Given data:
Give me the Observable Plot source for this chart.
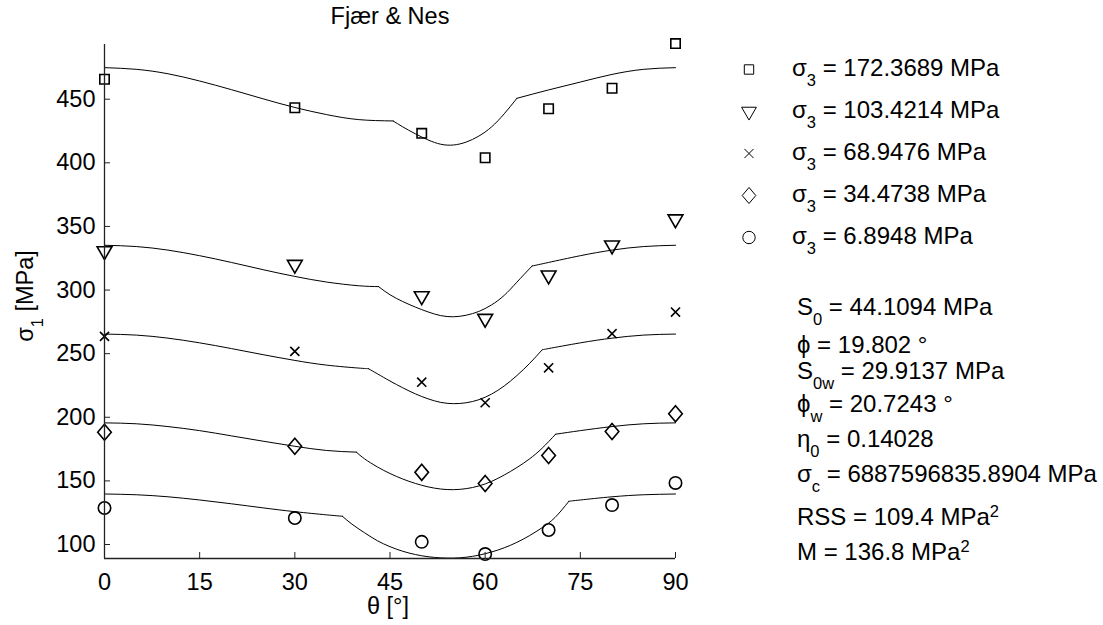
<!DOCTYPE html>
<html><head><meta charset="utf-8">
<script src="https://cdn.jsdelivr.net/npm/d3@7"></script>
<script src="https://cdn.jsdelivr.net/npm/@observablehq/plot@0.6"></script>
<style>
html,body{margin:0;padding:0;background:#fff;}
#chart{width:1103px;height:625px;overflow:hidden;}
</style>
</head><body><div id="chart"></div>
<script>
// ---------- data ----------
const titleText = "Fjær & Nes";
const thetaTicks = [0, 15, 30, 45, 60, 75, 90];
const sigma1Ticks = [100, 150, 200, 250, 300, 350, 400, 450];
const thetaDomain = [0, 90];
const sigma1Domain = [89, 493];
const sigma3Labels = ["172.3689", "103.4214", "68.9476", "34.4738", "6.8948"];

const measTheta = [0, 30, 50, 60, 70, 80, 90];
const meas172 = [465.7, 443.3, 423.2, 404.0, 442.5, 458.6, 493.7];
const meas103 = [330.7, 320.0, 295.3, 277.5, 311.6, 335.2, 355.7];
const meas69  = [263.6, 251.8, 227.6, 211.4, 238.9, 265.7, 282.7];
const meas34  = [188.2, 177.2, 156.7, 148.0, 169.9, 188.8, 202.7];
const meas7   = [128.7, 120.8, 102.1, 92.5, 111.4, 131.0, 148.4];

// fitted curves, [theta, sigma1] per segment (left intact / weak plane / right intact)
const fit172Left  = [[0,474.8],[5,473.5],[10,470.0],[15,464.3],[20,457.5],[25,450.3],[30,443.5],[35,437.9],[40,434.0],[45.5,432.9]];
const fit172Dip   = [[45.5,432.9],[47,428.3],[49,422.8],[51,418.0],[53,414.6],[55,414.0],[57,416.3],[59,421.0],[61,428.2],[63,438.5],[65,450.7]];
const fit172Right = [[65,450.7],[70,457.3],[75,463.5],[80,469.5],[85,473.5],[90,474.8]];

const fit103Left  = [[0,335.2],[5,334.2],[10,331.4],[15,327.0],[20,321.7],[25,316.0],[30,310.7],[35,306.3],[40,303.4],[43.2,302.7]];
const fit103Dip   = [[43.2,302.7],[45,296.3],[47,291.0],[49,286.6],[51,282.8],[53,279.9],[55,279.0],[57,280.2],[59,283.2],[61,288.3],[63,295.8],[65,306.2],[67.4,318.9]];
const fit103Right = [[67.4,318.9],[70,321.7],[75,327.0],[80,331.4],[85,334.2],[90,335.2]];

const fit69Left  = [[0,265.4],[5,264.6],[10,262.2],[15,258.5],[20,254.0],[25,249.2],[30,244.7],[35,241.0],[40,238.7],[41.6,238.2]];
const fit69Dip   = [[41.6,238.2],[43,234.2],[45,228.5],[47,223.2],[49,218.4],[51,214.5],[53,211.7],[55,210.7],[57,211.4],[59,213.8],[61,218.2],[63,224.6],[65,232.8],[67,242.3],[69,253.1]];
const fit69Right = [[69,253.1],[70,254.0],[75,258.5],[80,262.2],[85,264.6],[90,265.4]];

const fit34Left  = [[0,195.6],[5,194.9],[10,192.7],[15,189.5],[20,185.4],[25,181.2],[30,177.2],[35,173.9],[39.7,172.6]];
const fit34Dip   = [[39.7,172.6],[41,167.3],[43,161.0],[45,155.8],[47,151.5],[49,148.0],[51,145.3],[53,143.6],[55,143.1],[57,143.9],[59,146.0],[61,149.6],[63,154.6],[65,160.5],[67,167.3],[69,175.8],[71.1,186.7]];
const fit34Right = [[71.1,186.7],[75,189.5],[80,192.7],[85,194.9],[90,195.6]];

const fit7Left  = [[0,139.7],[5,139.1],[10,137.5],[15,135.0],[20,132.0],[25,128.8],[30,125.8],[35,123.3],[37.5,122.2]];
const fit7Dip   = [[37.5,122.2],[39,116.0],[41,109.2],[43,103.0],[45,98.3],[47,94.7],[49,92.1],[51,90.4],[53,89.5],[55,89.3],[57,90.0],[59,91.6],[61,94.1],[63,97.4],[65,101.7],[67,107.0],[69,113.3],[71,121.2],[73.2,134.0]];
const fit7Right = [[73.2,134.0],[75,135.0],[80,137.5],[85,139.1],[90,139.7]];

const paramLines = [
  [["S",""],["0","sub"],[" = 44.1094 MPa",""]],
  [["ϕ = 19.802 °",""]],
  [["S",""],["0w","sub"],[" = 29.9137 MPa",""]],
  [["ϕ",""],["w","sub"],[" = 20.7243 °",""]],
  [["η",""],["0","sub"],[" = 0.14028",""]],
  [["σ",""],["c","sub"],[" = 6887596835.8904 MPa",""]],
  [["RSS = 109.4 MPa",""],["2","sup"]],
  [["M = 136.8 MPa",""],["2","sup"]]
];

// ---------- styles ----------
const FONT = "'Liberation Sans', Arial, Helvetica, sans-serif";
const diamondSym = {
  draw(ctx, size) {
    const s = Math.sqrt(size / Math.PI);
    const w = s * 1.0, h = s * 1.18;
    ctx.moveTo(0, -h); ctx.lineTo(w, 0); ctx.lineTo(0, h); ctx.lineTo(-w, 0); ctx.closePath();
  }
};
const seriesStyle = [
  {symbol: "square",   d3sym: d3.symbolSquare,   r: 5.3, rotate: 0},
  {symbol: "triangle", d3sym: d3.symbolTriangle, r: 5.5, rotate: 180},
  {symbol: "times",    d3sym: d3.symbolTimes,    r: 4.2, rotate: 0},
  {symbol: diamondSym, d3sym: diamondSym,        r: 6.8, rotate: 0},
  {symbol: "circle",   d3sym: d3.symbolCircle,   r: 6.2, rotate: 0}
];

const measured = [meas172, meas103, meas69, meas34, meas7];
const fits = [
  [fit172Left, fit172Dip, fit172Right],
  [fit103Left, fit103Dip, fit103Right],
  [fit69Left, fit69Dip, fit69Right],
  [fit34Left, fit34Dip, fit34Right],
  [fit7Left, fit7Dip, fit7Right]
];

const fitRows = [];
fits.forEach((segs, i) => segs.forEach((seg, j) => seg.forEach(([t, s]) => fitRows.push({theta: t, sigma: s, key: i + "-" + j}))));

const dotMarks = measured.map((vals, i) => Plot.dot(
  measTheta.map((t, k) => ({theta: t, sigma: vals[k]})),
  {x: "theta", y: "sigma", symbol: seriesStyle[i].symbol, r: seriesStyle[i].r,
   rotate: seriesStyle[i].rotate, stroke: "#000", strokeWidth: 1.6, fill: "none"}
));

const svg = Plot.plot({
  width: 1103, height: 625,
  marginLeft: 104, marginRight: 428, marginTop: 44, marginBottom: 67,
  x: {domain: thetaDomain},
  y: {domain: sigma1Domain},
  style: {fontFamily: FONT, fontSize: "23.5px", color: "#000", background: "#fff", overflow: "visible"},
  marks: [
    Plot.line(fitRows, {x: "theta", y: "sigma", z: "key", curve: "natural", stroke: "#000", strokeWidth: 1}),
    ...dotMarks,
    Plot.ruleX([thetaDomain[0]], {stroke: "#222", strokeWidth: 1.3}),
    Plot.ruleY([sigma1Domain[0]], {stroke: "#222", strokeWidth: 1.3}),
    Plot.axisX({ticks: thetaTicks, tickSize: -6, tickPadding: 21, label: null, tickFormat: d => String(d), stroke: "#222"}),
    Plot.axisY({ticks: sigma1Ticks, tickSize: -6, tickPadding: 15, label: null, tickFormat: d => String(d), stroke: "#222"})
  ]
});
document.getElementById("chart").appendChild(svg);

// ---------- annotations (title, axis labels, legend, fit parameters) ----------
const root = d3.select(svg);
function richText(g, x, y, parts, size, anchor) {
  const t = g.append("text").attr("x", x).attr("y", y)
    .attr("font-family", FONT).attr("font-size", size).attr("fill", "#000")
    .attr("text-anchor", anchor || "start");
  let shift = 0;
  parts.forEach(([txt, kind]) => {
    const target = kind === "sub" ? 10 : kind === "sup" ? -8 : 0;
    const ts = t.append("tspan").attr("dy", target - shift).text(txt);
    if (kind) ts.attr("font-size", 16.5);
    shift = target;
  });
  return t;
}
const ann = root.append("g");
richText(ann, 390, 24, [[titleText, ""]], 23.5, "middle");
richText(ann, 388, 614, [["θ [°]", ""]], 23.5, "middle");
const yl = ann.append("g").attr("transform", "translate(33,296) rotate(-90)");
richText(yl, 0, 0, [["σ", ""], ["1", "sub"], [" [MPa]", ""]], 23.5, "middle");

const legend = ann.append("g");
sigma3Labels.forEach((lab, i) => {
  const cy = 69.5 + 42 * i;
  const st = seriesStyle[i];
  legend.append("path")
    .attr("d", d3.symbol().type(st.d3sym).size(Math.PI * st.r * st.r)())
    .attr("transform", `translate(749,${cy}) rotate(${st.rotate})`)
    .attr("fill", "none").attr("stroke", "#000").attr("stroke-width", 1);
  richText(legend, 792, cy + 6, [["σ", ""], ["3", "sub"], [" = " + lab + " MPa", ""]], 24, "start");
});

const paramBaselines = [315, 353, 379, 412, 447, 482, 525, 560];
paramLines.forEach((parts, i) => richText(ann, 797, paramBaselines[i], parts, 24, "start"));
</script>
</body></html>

Goal: Reproduce exactly the run of lines that opens the listing and closes with the line holding "111.4, 131.0, 148.4];". Pictures are excluded.

Answer to the task:
Give me the Observable Plot source for this chart.
<!DOCTYPE html>
<html><head><meta charset="utf-8">
<script src="https://cdn.jsdelivr.net/npm/d3@7"></script>
<script src="https://cdn.jsdelivr.net/npm/@observablehq/plot@0.6"></script>
<style>
html,body{margin:0;padding:0;background:#fff;}
#chart{width:1103px;height:625px;overflow:hidden;}
</style>
</head><body><div id="chart"></div>
<script>
// ---------- data ----------
const titleText = "Fjær & Nes";
const thetaTicks = [0, 15, 30, 45, 60, 75, 90];
const sigma1Ticks = [100, 150, 200, 250, 300, 350, 400, 450];
const thetaDomain = [0, 90];
const sigma1Domain = [89, 493];
const sigma3Labels = ["172.3689", "103.4214", "68.9476", "34.4738", "6.8948"];

const measTheta = [0, 30, 50, 60, 70, 80, 90];
const meas172 = [465.7, 443.3, 423.2, 404.0, 442.5, 458.6, 493.7];
const meas103 = [330.7, 320.0, 295.3, 277.5, 311.6, 335.2, 355.7];
const meas69  = [263.6, 251.8, 227.6, 211.4, 238.9, 265.7, 282.7];
const meas34  = [188.2, 177.2, 156.7, 148.0, 169.9, 188.8, 202.7];
const meas7   = [128.7, 120.8, 102.1, 92.5, 111.4, 131.0, 148.4];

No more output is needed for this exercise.